Koppelleiding Arnhem-Nijmegen
Op korte termijn zijn er reële mogelijkheden om warmtenetten te koppelen. In de regio Arnhem-Nijmegen gebeurt dat al. Vorig jaar is een koppelleiding aangelegd om Arnhem aan te sluiten op het warmtenet, dat in Duiven en Westervoort sinds de jaren 80 in gebruik is.
de inzet van omvangrijke, efficiënte warmtebuffers ondersteunt de groei en koppeling van warmtenetten. De buffervaten, die warmte-overschotten opslaan voor later gebruik, zorgen ervoor dat het warmtenetwerk leveringszekerheid garandeert. En de opslagcapaciteit wordt gebruikt als alternatief voor warmtelevering vanuit gasgestookte centrales. “Bij de centrale in Diemen (waarover DuurzaamGebouwd.nl eerder gerichtte, red.) is daarvoor sinds 2015 een van de grootste drukhoudende warmtebuffers ter wereld in gebruik, met een opslagcapaciteit van 22.000m3”, vertelt Jansen. “Dankzij deze grootschalige vorm van thermische opslag draait de gasgestookte centrale vooral op piekmomenten.”
Het principe van warmtebuffering is ook op kleinschaliger niveau mogelijk, verwacht Jansen. “In de toekomst is een buffer bruikbaar voor energieopslag. Op het moment dat elektriciteitsoverschotten ontstaan uit bijvoorbeeld windmolens en zonnepanelen, slaat de buffer deze op als warmte.”
Uitdagingen bij de warmtetransitie
Wat staat de grootschalige uitbreiding van warmtenetten nog in de weg? In zijn brief noemt minister Kamp 2 knelpunten bij het realiseren van warmteprojecten.

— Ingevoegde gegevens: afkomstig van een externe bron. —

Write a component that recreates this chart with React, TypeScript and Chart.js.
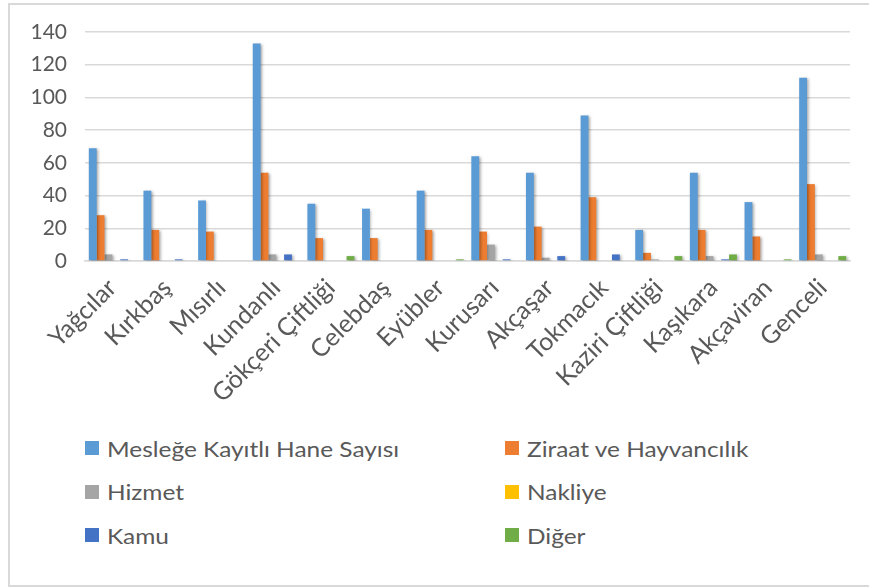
import React, { useEffect, useRef } from "react";
import { Chart, registerables } from "chart.js";

Chart.register(...registerables);

const categories = [
  "Yağcılar",
  "Kırkbaş",
  "Mısırlı",
  "Kundanlı",
  "Gökçeri Çiftliği",
  "Celebdaş",
  "Eyübler",
  "Kurusarı",
  "Akçaşar",
  "Tokmacık",
  "Kaziri Çiftliği",
  "Kaşıkara",
  "Akçaviran",
  "Genceli",
];

const seriesNames = [
  "Mesleğe Kayıtlı Hane Sayısı",
  "Ziraat ve Hayvancılık",
  "Hizmet",
  "Nakliye",
  "Kamu",
  "Diğer",
];

const seriesColors = ["#5B9BD5", "#ED7D31", "#A5A5A5", "#FFC000", "#4472C4", "#70AD47"];

const meslegeKayitli = [69, 43, 37, 133, 35, 32, 43, 64, 54, 89, 19, 54, 36, 112];
const ziraatHayvancilik = [28, 19, 18, 54, 14, 14, 19, 18, 21, 39, 5, 19, 15, 47];
const hizmet = [4, 0, 0, 4, 0, 0, 0, 10, 2, 0, 1, 3, 0, 4];
const nakliye = [0, 0, 0, 0, 0, 0, 0, 0, 0, 0, 0, 0, 0, 0];
const kamu = [1, 1, 0, 4, 0, 0, 0, 1, 3, 4, 0, 1, 0, 0];
const diger = [0, 0, 0, 0, 3, 0, 1, 0, 0, 0, 3, 4, 1, 3];

const seriesValues = [meslegeKayitli, ziraatHayvancilik, hizmet, nakliye, kamu, diger];

const yTicksMax = 140;
const yTicksStep = 20;

const FONT = "Lato, 'Noto Sans', sans-serif";
const TEXT = "#595959";
const CANVAS_W = 869;
const CANVAS_H = 430;

export default function App() {
  const ref = useRef<HTMLCanvasElement>(null);

  useEffect(() => {
    if (!ref.current) return;
    const shadow = {
      id: "barShadow",
      beforeDatasetsDraw(chart: any) {
        const ctx = chart.ctx;
        ctx.save();
        ctx.shadowColor = "rgba(0,0,0,0.35)";
        ctx.shadowBlur = 3;
        ctx.shadowOffsetX = 1.5;
        ctx.shadowOffsetY = 1;
      },
      afterDatasetsDraw(chart: any) {
        chart.ctx.restore();
      },
    };
    const chart = new Chart(ref.current, {
      type: "bar",
      data: {
        labels: categories,
        datasets: seriesNames.map((name, i) => ({
          label: name,
          data: seriesValues[i],
          backgroundColor: seriesColors[i],
          borderWidth: 0,
          categoryPercentage: 0.86,
          barPercentage: 1.0,
        })),
      },
      options: {
        responsive: false,
        animation: false,
        devicePixelRatio: 1,
        layout: { padding: { top: 32, right: 19, left: 0, bottom: 0 } },
        plugins: {
          legend: { display: false },
          tooltip: { enabled: false },
        },
        scales: {
          x: {
            grid: { display: false },
            border: { display: true, color: "#d9d9d9", width: 1.5 },
            ticks: {
              color: TEXT,
              font: { family: FONT, size: 25 },
              maxRotation: 45,
              minRotation: 45,
              autoSkip: false,
              padding: 4,
            },
            afterFit(s: any) {
              s.height = CANVAS_H - 261;
            },
          },
          y: {
            min: 0,
            max: yTicksMax,
            ticks: {
              stepSize: yTicksStep,
              color: TEXT,
              font: { family: FONT, size: 21 },
              padding: 18,
            },
            grid: { color: "#d9d9d9", lineWidth: 1.5, drawTicks: false },
            border: { display: false },
            afterFit(s: any) {
              s.width = 85;
            },
          },
        },
      },
      plugins: [shadow],
    });
    return () => chart.destroy();
  }, []);

  const rowY = [448, 491.5, 535];
  const colX = [85, 505];

  return (
    <div>
      <div
        style={{
          position: "fixed",
          left: 8,
          top: 3,
          width: 861,
          height: 584,
          boxSizing: "border-box",
          borderLeft: "2px solid #d9d9d9",
          borderTop: "2px solid #d9d9d9",
          borderBottom: "2px solid #d9d9d9",
          background: "#fff",
        }}
      />
      <canvas
        ref={ref}
        width={CANVAS_W}
        height={CANVAS_H}
        style={{ position: "fixed", left: 0, top: 0, width: CANVAS_W, height: CANVAS_H }}
      />
      {seriesNames.map((name, i) => {
        const col = i % 2;
        const row = Math.floor(i / 2);
        return (
          <div
            key={name}
            style={{
              position: "fixed",
              left: colX[col],
              top: rowY[row] - 15,
              height: 30,
              display: "flex",
              alignItems: "center",
              fontFamily: FONT,
              fontSize: 22,
              color: TEXT,
              whiteSpace: "nowrap",
            }}
          >
            <span
              style={{
                display: "inline-block",
                width: 14,
                height: 14,
                background: seriesColors[i],
                marginRight: 8,
              }}
            />
            <span style={{ display: "inline-block", transform: "scaleX(1.11)", transformOrigin: "left center" }}>
              {name}
            </span>
          </div>
        );
      })}
    </div>
  );
}
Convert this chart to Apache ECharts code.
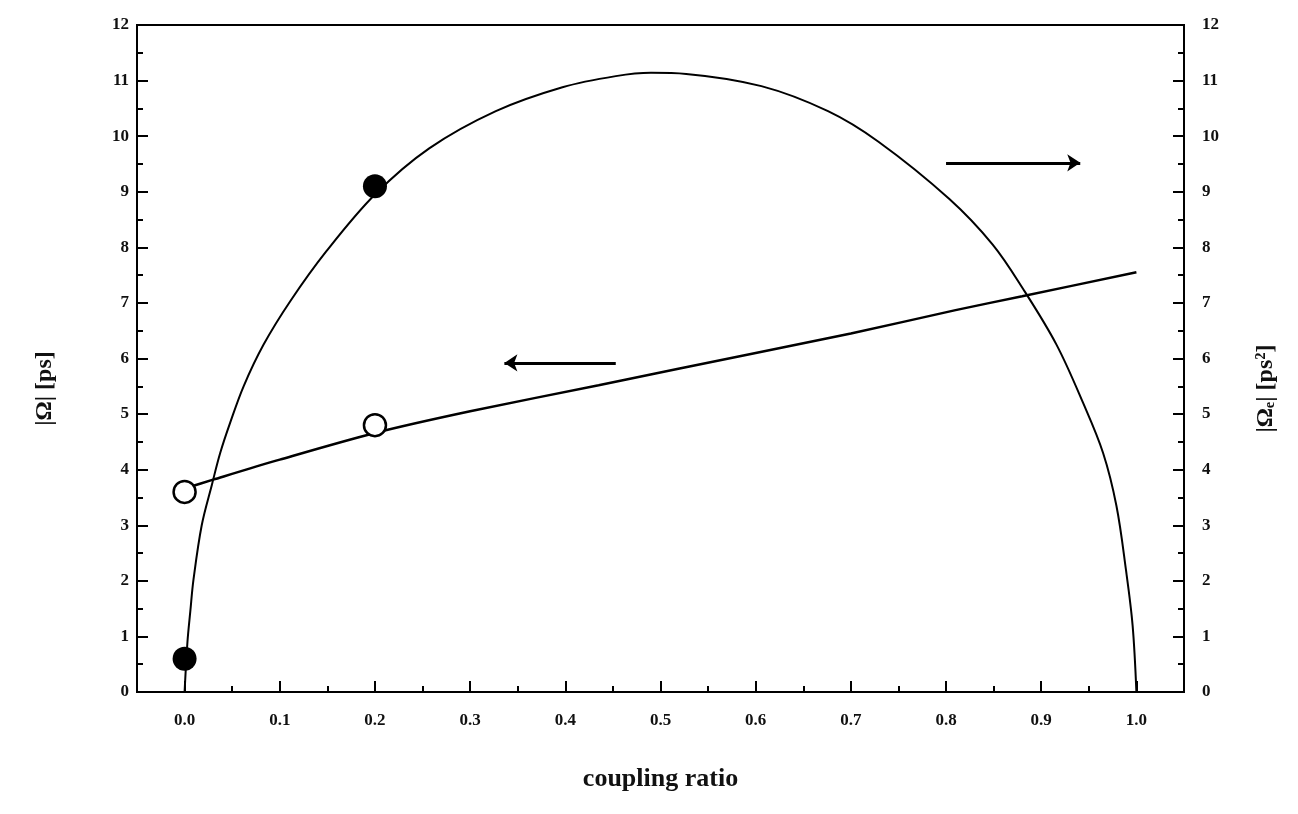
<!DOCTYPE html>
<html>
<head>
<meta charset="utf-8">
<title>coupling ratio</title>
<script src="https://cdn.jsdelivr.net/npm/echarts@6/dist/echarts.min.js"></script>
<style>
  html, body { margin: 0; padding: 0; background: #fff; }
  #chart { width: 1298px; height: 814px; }
</style>
</head>
<body>
<div id="chart"></div>
<script>
// values
var xTicks      = [0.0, 0.1, 0.2, 0.3, 0.4, 0.5, 0.6, 0.7, 0.8, 0.9, 1.0];
var xMinorTicks = [0.05, 0.15, 0.25, 0.35, 0.45, 0.55, 0.65, 0.75, 0.85, 0.95];

// |Omega_e| curve (right axis)
var curveX = [0.0, 0.003, 0.006, 0.0094, 0.018, 0.0287, 0.0374, 0.048, 0.062, 0.083, 0.111, 0.149, 0.2,
              0.257, 0.327, 0.397, 0.453, 0.49, 0.527, 0.606, 0.676, 0.729, 0.8035, 0.849, 0.881,
              0.916, 0.944, 0.965, 0.979, 0.989, 0.996, 1.0];
var curveY = [0.0, 0.9, 1.45, 2.03, 3.0, 3.73, 4.3, 4.85, 5.5, 6.25, 7.03, 7.93, 8.95,
              9.78, 10.45, 10.88, 11.08, 11.14, 11.12, 10.9, 10.45, 9.9, 8.87, 8.05, 7.25,
              6.25, 5.2, 4.3, 3.35, 2.2, 1.2, 0.0];

// |Omega| line (left axis)
var lineX = [0.0, 0.03, 0.1, 0.2, 0.3, 0.435, 0.6, 0.7, 0.81, 0.88, 1.0];
var lineY = [3.66, 3.82, 4.18, 4.66, 5.05, 5.52, 6.1, 6.45, 6.87, 7.12, 7.55];

// measured points
var filledX = [0.0, 0.2];
var filledY = [0.6, 9.1];
var openX   = [0.0, 0.2];
var openY   = [3.6, 4.8];

// arrows [x from, x to, y]
var arrowLeft  = [0.453, 0.336, 5.92];
var arrowRight = [0.80, 0.941, 9.52];

function zip(a, b) {
  var out = [];
  for(var i = 0; i < a.length; i++) out.push([a[i], b[i]]);
  return out;
}

var font = '"Liberation Serif", "DejaVu Serif", serif';

var chart = echarts.init(document.getElementById('chart'));

var yAxisBase = {
  type: 'value',
  min: 0,
  max: 12,
  interval: 1,
  splitLine: {show: false},
  axisLine: {show: true, onZero: false, lineStyle: {color: '#000', width: 2}},
  axisTick: {inside: true, length: 11, lineStyle: {color: '#000', width: 2}},
  minorTick: {show: true, splitNumber: 2, length: 6, lineStyle: {color: '#000', width: 2}},
  axisLabel: {color: '#111', fontFamily: font, fontSize: 17, fontWeight: 'bold'},
  nameLocation: 'middle',
  nameRotate: 90,
  nameTextStyle: {color: '#111', fontFamily: font, fontSize: 24, fontWeight: 'bold', padding: [0, 60, 0, 0]}
};

var option = {
  animation: false,
  backgroundColor: '#fff',
  grid: {
    left: 137, right: 114, top: 25, bottom: 122,
    show: true, borderColor: '#000', borderWidth: 2
  },
  xAxis: [
    {
      type: 'value',
      min: -0.05,
      max: 1.05,
      splitLine: {show: false},
      axisLine: {show: true, onZero: false, lineStyle: {color: '#000', width: 2}},
      axisTick: {inside: true, length: 11, customValues: xTicks, lineStyle: {color: '#000', width: 2}},
      axisLabel: {
        customValues: xTicks,
        margin: 20,
        color: '#111', fontFamily: font, fontSize: 17, fontWeight: 'bold',
        formatter: function(v) { return v.toFixed(1); }
      },
      name: 'coupling ratio',
      nameLocation: 'middle',
      nameGap: 74,
      nameTextStyle: {color: '#111', fontFamily: font, fontSize: 26, fontWeight: 'bold'}
    },
    {
      type: 'value',
      min: -0.05,
      max: 1.05,
      position: 'bottom',
      splitLine: {show: false},
      axisLine: {show: false, onZero: false},
      axisTick: {inside: true, length: 6, customValues: xMinorTicks, lineStyle: {color: '#000', width: 2}},
      axisLabel: {show: false}
    }
  ],
  yAxis: [
    Object.assign({}, yAxisBase, {position: 'left', name: '|Ω| [ps]', nameGap: 80}),
    Object.assign({}, yAxisBase, {
      position: 'right',
      name: '|Ωₑ| [ps²]',
      nameGap: 70,
      axisLabel: Object.assign({}, yAxisBase.axisLabel, {margin: 18})
    })
  ],
  series: [
    {
      name: 'curve',
      type: 'line',
      yAxisIndex: 1,
      data: zip(curveX, curveY),
      smooth: 0.35,
      showSymbol: false,
      lineStyle: {color: '#000', width: 2},
      markLine: {
        silent: true,
        symbol: ['none', 'arrow'],
        symbolSize: 13,
        label: {show: false},
        lineStyle: {color: '#000', width: 3, type: 'solid'},
        data: [
          [{coord: [arrowRight[0], arrowRight[2]]}, {coord: [arrowRight[1], arrowRight[2]]}]
        ]
      }
    },
    {
      name: 'line',
      type: 'line',
      yAxisIndex: 0,
      data: zip(lineX, lineY),
      smooth: 0.3,
      showSymbol: false,
      lineStyle: {color: '#000', width: 2.5},
      markLine: {
        silent: true,
        symbol: ['none', 'arrow'],
        symbolSize: 13,
        label: {show: false},
        lineStyle: {color: '#000', width: 3, type: 'solid'},
        data: [
          [{coord: [arrowLeft[0], arrowLeft[2]]}, {coord: [arrowLeft[1], arrowLeft[2]]}]
        ]
      }
    },
    {
      name: 'filled',
      type: 'scatter',
      yAxisIndex: 1,
      data: zip(filledX, filledY),
      symbol: 'circle',
      symbolSize: 24,
      itemStyle: {color: '#000', opacity: 1},
      z: 5
    },
    {
      name: 'open',
      type: 'scatter',
      yAxisIndex: 0,
      data: zip(openX, openY),
      symbol: 'circle',
      symbolSize: 22,
      itemStyle: {color: '#fff', borderColor: '#000', borderWidth: 2.5, opacity: 1},
      z: 5
    }
  ]
};

chart.setOption(option);
</script>
</body>
</html>
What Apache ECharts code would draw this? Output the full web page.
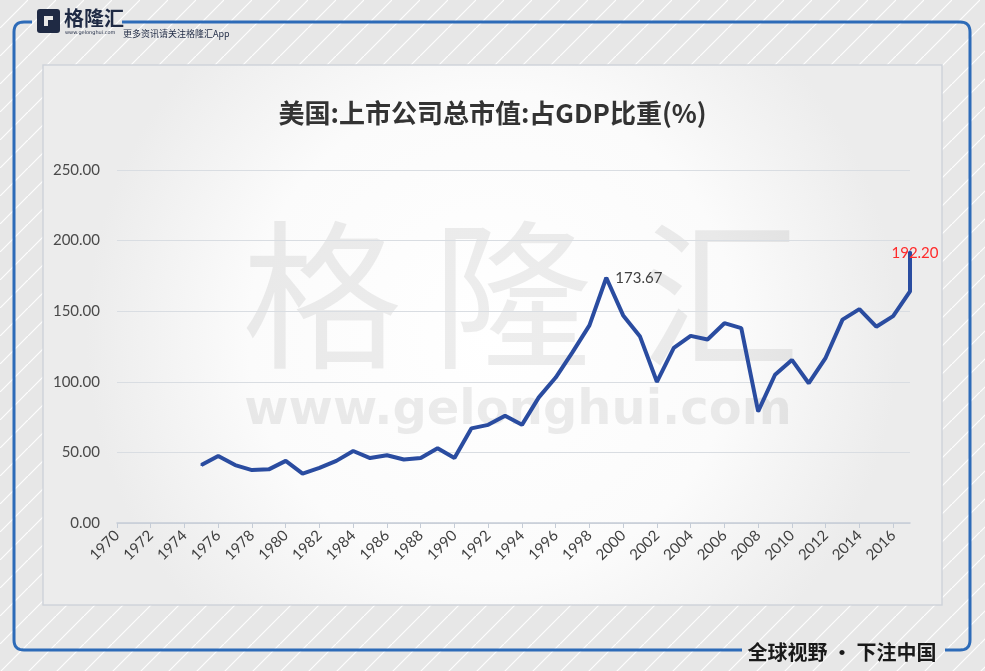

- Leveringszekerheid: voor leveranciers van restwarmte zijn de koppeling van netten en distributie van verschillende warmtebronnen geen kernactiviteit. Daardoor ontstaat onzekerheid over de levering. Het creëren van warmtenetten met meerdere leveranciers kan dit probleem verkleinen, maar dit neemt de onzekerheid over de vraag niet weg. De warmtebehoefte van huishoudens kan namelijk de komende jaren fors afnemen door isolatie en andere vormen van besparing
- Relatief lage financiële rendement van restwarmteprojecten. Dat heeft onder andere te maken met de aanleg van de noodzakelijke infrastructuur kostbaar is, terwijl de inkomsten uit de warmtelevering wettelijk begrensd zijn. De terugverdientijd van warmtenetten is daardoor vaak wel 20 jaar
“We zijn geneigd om stadswarmte op prijs te vergelijken met fossiele energiedragers. Ook al is de CO2-uitstoot bij een warmtenetaansluiting 10-tallen procenten lager dan bij individuele cv-ketels”, vult Jansen aan. “Het is essentieel dat we een transparante en goede waardering krijgen voor CO2-vrije warmte.”
Verdere beprijzing
Het is volgens CE Delft niet alleen noodzakelijk om duurzame alternatieven financieel aantrekkelijker te maken, maar ook om fossiele energie minder voordelig te maken. Schepers: “De energiebelasting op aardgas is al verhoogd. Daarnaast is verdere beprijzing nodig, bijvoorbeeld door de infrastructuur van warmtenetten te socialiseren, zoals het geval is bij het gas- en elektriciteitsnet. Hogere kosten voor fossiele bronnen stimuleren afnemers om meer te doen aan energiebesparing én op zoek te gaan naar duurzame alternatieven.”